The Konova K2 slider, on my Benro travel tripod, with a ball head on top
I use a Konova K2 on my Benro flat travel tripod for a light, easy-to-move setup that lets me capture smooth movement, and the slider starts at around $220 (without a head). You can absolutely spend lots more than this, on longer, tougher, motorized sliders, jibs and related goodies.
Way down at the low end of the scale, it’s easy to find a selection of cheap iPhone (and other smartphone) supports which are a whole lot better than nothing. If you can find $5 and a couple of weeks of waiting time, pick up an iPhone holder with a standard tripod screw in the bottom.
Cheap gear from eBay, ahoy! [ebay]
You can also find suction-cups, clip-on mounts, and all manner of lightweight gear for next to nothing. Stock up on this cheap gear between jobs so you have it if you need it.
We’ve stayed pretty cheap, but some people will spend over $2000 on a really nice jib, tripod or fluid head. Should you too? Well, maybe. If you want to save weight by using carbon fiber instead of metal, it’s going to cost you. All kinds of features (half-ball levellers, leg spreaders, can make it quicker to get a shot stable, to control its position, and to make sure it stays there. To some degree, you get what you pay for.

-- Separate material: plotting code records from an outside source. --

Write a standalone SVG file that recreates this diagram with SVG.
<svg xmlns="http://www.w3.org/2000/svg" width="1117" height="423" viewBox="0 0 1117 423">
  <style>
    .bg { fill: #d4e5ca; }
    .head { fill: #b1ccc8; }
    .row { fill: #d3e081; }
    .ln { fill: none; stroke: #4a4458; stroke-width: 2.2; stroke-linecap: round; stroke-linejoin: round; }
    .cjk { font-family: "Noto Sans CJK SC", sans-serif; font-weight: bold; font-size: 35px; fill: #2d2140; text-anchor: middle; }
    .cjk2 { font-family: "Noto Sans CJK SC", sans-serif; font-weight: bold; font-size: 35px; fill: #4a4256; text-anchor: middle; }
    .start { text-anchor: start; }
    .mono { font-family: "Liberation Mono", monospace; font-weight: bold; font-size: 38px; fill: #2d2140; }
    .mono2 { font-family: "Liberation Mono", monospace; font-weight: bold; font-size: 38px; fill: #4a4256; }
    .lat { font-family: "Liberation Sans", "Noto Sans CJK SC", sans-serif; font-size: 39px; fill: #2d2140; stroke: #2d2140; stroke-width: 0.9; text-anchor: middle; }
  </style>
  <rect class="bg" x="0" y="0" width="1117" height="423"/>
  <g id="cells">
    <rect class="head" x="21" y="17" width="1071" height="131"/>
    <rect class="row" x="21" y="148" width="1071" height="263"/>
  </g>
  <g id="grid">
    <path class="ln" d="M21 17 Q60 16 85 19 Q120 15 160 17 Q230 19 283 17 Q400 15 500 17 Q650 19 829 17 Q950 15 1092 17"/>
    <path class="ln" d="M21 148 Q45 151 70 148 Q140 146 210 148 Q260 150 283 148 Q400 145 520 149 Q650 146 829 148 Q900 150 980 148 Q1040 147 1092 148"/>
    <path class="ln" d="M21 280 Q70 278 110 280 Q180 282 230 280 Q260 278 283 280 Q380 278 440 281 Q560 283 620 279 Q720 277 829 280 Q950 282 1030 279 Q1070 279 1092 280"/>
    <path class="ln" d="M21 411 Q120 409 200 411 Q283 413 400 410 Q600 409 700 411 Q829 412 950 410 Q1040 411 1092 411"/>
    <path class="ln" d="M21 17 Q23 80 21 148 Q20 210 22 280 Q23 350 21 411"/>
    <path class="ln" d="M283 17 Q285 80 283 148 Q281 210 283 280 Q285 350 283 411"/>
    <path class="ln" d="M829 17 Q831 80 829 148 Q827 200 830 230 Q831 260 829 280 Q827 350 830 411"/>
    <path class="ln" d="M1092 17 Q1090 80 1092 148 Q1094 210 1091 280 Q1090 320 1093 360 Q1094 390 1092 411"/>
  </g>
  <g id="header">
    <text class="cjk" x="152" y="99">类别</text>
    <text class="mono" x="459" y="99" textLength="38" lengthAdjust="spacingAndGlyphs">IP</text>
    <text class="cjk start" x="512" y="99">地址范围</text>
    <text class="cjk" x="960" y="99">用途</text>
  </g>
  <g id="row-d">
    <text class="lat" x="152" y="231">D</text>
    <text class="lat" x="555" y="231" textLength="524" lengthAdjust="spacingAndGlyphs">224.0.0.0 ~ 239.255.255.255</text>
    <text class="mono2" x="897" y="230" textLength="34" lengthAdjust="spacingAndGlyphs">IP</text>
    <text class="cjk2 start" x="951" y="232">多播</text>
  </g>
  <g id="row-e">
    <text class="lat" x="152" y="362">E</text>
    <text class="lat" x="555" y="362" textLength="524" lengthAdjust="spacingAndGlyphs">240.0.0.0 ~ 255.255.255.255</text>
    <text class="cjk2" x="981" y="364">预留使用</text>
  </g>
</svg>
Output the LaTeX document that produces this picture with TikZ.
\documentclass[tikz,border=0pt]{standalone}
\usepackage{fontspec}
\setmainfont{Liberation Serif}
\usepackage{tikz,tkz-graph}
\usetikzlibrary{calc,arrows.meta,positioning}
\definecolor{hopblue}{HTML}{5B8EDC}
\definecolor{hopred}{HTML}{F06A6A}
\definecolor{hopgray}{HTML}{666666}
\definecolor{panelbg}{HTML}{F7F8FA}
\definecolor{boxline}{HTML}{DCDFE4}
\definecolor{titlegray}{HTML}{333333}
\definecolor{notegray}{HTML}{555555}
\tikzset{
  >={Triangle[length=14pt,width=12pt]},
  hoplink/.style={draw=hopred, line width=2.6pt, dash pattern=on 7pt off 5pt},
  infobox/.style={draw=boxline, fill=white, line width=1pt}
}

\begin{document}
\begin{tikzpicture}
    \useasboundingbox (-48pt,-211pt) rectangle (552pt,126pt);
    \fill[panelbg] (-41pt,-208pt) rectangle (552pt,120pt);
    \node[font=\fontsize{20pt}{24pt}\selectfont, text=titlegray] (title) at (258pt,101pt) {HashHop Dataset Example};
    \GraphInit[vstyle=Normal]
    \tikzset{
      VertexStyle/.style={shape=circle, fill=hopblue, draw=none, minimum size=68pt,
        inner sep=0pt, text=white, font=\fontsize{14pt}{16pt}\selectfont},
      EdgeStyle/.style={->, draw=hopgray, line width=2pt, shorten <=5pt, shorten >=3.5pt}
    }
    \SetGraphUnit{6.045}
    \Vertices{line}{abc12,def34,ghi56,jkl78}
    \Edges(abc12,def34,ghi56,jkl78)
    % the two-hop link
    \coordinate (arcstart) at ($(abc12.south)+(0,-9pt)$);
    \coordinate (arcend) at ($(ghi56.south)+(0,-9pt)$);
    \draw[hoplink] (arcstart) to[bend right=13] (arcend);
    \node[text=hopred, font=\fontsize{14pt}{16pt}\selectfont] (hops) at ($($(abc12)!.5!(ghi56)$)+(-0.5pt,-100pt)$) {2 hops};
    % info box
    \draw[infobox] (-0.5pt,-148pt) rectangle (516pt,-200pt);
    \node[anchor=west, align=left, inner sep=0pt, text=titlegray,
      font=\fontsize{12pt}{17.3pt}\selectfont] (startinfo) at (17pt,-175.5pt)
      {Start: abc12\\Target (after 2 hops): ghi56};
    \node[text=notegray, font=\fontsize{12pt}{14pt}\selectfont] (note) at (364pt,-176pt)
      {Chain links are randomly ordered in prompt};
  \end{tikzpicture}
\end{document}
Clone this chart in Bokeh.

However, the most important reason to spend more money on a tripod or head is to support a heavier camera. If you’re moving up to a heavy, shoulder-sized camera or a massive lens, you’re going to really need to step up the tripod to support it. For an iPhone, it’s overkill.
This is only a taster of the kinds of camera supports available, and it’s definitely on the cheaper end of the scale. Decent tripods will outlast your camera, so they’re worth spending money on, but I don’t regret any of these purchases. Whatever you get, you’ll need to practice on, and using a fluid head or a slider is something that can take some getting used to. They’re all worth it, though. Dive in, try out as much as you can, and get shooting!